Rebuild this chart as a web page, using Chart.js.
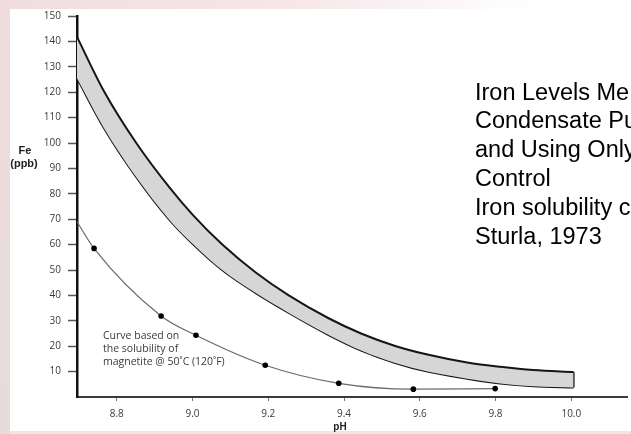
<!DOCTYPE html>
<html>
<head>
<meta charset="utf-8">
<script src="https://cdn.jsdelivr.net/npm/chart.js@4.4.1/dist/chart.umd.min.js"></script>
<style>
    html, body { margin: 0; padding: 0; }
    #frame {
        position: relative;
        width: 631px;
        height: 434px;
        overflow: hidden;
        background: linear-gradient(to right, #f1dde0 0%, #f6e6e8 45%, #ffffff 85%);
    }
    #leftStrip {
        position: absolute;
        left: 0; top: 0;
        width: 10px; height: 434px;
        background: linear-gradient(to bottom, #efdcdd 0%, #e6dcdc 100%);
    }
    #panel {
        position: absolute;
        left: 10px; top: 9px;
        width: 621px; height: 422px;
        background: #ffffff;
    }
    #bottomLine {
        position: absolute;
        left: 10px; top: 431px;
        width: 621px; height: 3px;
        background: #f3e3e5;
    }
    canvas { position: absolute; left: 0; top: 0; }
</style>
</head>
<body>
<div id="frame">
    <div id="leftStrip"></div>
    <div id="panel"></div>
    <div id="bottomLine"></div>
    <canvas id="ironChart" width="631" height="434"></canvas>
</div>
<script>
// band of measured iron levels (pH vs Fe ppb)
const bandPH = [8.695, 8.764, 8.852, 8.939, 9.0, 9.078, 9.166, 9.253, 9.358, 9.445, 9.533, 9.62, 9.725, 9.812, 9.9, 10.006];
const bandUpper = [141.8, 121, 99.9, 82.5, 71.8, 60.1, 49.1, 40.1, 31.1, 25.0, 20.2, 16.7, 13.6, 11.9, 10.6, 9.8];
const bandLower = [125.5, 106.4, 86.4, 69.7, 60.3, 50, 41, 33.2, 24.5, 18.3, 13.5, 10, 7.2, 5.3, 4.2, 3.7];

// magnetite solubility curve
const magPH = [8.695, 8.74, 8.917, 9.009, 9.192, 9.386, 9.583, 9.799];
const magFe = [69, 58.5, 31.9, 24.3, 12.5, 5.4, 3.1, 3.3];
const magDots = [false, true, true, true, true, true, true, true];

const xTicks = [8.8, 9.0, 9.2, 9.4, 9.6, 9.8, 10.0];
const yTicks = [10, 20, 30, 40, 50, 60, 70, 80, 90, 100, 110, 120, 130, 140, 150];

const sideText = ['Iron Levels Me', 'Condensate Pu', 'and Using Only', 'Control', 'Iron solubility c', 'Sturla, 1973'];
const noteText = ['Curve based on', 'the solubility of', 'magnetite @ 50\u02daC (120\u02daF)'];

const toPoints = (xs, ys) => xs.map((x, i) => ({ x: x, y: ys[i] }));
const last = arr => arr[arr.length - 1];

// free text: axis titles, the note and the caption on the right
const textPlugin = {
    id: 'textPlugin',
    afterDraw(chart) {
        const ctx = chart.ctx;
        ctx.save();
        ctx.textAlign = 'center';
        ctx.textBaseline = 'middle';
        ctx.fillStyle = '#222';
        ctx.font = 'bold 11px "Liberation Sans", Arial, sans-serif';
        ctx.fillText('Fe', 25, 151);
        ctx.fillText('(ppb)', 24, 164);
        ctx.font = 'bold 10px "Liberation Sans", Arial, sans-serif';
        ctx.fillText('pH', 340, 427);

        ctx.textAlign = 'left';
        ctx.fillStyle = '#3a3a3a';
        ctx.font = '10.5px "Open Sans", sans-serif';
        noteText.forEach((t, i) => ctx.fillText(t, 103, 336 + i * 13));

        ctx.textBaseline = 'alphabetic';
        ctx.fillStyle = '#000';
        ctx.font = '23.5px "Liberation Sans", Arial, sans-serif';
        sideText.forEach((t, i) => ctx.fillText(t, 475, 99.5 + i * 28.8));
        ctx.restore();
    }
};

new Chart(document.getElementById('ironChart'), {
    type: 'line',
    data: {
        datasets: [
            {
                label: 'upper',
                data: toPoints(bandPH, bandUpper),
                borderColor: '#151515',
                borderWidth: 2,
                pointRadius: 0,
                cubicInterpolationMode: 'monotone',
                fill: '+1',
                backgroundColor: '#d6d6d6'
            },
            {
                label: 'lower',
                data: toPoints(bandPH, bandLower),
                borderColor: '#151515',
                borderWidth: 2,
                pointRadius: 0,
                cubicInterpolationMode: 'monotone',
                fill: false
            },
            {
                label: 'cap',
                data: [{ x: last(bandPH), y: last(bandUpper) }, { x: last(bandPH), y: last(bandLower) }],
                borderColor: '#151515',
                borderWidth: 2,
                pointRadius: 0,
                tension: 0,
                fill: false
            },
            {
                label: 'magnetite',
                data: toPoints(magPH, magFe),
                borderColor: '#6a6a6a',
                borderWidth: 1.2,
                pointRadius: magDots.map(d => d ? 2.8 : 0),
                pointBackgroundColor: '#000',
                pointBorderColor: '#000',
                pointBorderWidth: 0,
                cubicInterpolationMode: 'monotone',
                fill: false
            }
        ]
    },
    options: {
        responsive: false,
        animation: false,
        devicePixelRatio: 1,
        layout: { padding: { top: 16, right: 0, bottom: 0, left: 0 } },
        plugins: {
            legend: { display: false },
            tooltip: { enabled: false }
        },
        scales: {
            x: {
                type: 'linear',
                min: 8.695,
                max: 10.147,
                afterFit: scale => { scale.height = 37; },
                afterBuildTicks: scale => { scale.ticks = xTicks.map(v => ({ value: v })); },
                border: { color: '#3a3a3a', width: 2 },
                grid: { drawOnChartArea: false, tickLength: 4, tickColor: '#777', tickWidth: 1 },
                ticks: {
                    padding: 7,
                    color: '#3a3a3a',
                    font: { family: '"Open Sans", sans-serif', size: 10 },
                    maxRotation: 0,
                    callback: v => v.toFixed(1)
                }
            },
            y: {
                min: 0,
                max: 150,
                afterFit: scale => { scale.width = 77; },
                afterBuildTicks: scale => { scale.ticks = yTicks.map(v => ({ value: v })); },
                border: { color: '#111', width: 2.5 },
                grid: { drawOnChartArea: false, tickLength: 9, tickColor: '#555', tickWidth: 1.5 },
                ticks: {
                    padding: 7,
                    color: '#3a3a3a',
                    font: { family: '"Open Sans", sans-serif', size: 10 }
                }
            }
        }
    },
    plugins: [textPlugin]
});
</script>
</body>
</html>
○ ○ ○ ○ ○
### What you have to do:
Using the material above, return every line exactly as it appears, minus the pictures.

### Response:
Rebuild this chart as a web page, using Chart.js.
<!DOCTYPE html>
<html>
<head>
<meta charset="utf-8">
<script src="https://cdn.jsdelivr.net/npm/chart.js@4.4.1/dist/chart.umd.min.js"></script>
<style>
    html, body { margin: 0; padding: 0; }
    #frame {
        position: relative;
        width: 631px;
        height: 434px;
        overflow: hidden;
        background: linear-gradient(to right, #f1dde0 0%, #f6e6e8 45%, #ffffff 85%);
    }
    #leftStrip {
        position: absolute;
        left: 0; top: 0;
        width: 10px; height: 434px;
        background: linear-gradient(to bottom, #efdcdd 0%, #e6dcdc 100%);
    }
    #panel {
        position: absolute;
        left: 10px; top: 9px;
        width: 621px; height: 422px;
        background: #ffffff;
    }
    #bottomLine {
        position: absolute;
        left: 10px; top: 431px;
        width: 621px; height: 3px;
        background: #f3e3e5;
    }
    canvas { position: absolute; left: 0; top: 0; }
</style>
</head>
<body>
<div id="frame">
    <div id="leftStrip"></div>
    <div id="panel"></div>
    <div id="bottomLine"></div>
    <canvas id="ironChart" width="631" height="434"></canvas>
</div>
<script>
// band of measured iron levels (pH vs Fe ppb)
const bandPH = [8.695, 8.764, 8.852, 8.939, 9.0, 9.078, 9.166, 9.253, 9.358, 9.445, 9.533, 9.62, 9.725, 9.812, 9.9, 10.006];
const bandUpper = [141.8, 121, 99.9, 82.5, 71.8, 60.1, 49.1, 40.1, 31.1, 25.0, 20.2, 16.7, 13.6, 11.9, 10.6, 9.8];
const bandLower = [125.5, 106.4, 86.4, 69.7, 60.3, 50, 41, 33.2, 24.5, 18.3, 13.5, 10, 7.2, 5.3, 4.2, 3.7];

// magnetite solubility curve
const magPH = [8.695, 8.74, 8.917, 9.009, 9.192, 9.386, 9.583, 9.799];
const magFe = [69, 58.5, 31.9, 24.3, 12.5, 5.4, 3.1, 3.3];
const magDots = [false, true, true, true, true, true, true, true];

const xTicks = [8.8, 9.0, 9.2, 9.4, 9.6, 9.8, 10.0];
const yTicks = [10, 20, 30, 40, 50, 60, 70, 80, 90, 100, 110, 120, 130, 140, 150];

const sideText = ['Iron Levels Me', 'Condensate Pu', 'and Using Only', 'Control', 'Iron solubility c', 'Sturla, 1973'];
const noteText = ['Curve based on', 'the solubility of', 'magnetite @ 50\u02daC (120\u02daF)'];

const toPoints = (xs, ys) => xs.map((x, i) => ({ x: x, y: ys[i] }));
const last = arr => arr[arr.length - 1];

// free text: axis titles, the note and the caption on the right
const textPlugin = {
    id: 'textPlugin',
    afterDraw(chart) {
        const ctx = chart.ctx;
        ctx.save();
        ctx.textAlign = 'center';
        ctx.textBaseline = 'middle';
        ctx.fillStyle = '#222';
        ctx.font = 'bold 11px "Liberation Sans", Arial, sans-serif';
        ctx.fillText('Fe', 25, 151);
        ctx.fillText('(ppb)', 24, 164);
        ctx.font = 'bold 10px "Liberation Sans", Arial, sans-serif';
        ctx.fillText('pH', 340, 427);

        ctx.textAlign = 'left';
        ctx.fillStyle = '#3a3a3a';
        ctx.font = '10.5px "Open Sans", sans-serif';
        noteText.forEach((t, i) => ctx.fillText(t, 103, 336 + i * 13));

        ctx.textBaseline = 'alphabetic';
        ctx.fillStyle = '#000';
        ctx.font = '23.5px "Liberation Sans", Arial, sans-serif';
        sideText.forEach((t, i) => ctx.fillText(t, 475, 99.5 + i * 28.8));
        ctx.restore();
    }
};

new Chart(document.getElementById('ironChart'), {
    type: 'line',
    data: {
        datasets: [
            {
                label: 'upper',
                data: toPoints(bandPH, bandUpper),
                borderColor: '#151515',
                borderWidth: 2,
                pointRadius: 0,
                cubicInterpolationMode: 'monotone',
                fill: '+1',
                backgroundColor: '#d6d6d6'
            },
            {
                label: 'lower',
                data: toPoints(bandPH, bandLower),
                borderColor: '#151515',
                borderWidth: 2,
                pointRadius: 0,
                cubicInterpolationMode: 'monotone',
                fill: false
            },
            {
                label: 'cap',
                data: [{ x: last(bandPH), y: last(bandUpper) }, { x: last(bandPH), y: last(bandLower) }],
                borderColor: '#151515',
                borderWidth: 2,
                pointRadius: 0,
                tension: 0,
                fill: false
            },
            {
                label: 'magnetite',
                data: toPoints(magPH, magFe),
                borderColor: '#6a6a6a',
                borderWidth: 1.2,
                pointRadius: magDots.map(d => d ? 2.8 : 0),
                pointBackgroundColor: '#000',
                pointBorderColor: '#000',
                pointBorderWidth: 0,
                cubicInterpolationMode: 'monotone',
                fill: false
            }
        ]
    },
    options: {
        responsive: false,
        animation: false,
        devicePixelRatio: 1,
        layout: { padding: { top: 16, right: 0, bottom: 0, left: 0 } },
        plugins: {
            legend: { display: false },
            tooltip: { enabled: false }
        },
        scales: {
            x: {
                type: 'linear',
                min: 8.695,
                max: 10.147,
                afterFit: scale => { scale.height = 37; },
                afterBuildTicks: scale => { scale.ticks = xTicks.map(v => ({ value: v })); },
                border: { color: '#3a3a3a', width: 2 },
                grid: { drawOnChartArea: false, tickLength: 4, tickColor: '#777', tickWidth: 1 },
                ticks: {
                    padding: 7,
                    color: '#3a3a3a',
                    font: { family: '"Open Sans", sans-serif', size: 10 },
                    maxRotation: 0,
                    callback: v => v.toFixed(1)
                }
            },
            y: {
                min: 0,
                max: 150,
                afterFit: scale => { scale.width = 77; },
                afterBuildTicks: scale => { scale.ticks = yTicks.map(v => ({ value: v })); },
                border: { color: '#111', width: 2.5 },
                grid: { drawOnChartArea: false, tickLength: 9, tickColor: '#555', tickWidth: 1.5 },
                ticks: {
                    padding: 7,
                    color: '#3a3a3a',
                    font: { family: '"Open Sans", sans-serif', size: 10 }
                }
            }
        }
    },
    plugins: [textPlugin]
});
</script>
</body>
</html>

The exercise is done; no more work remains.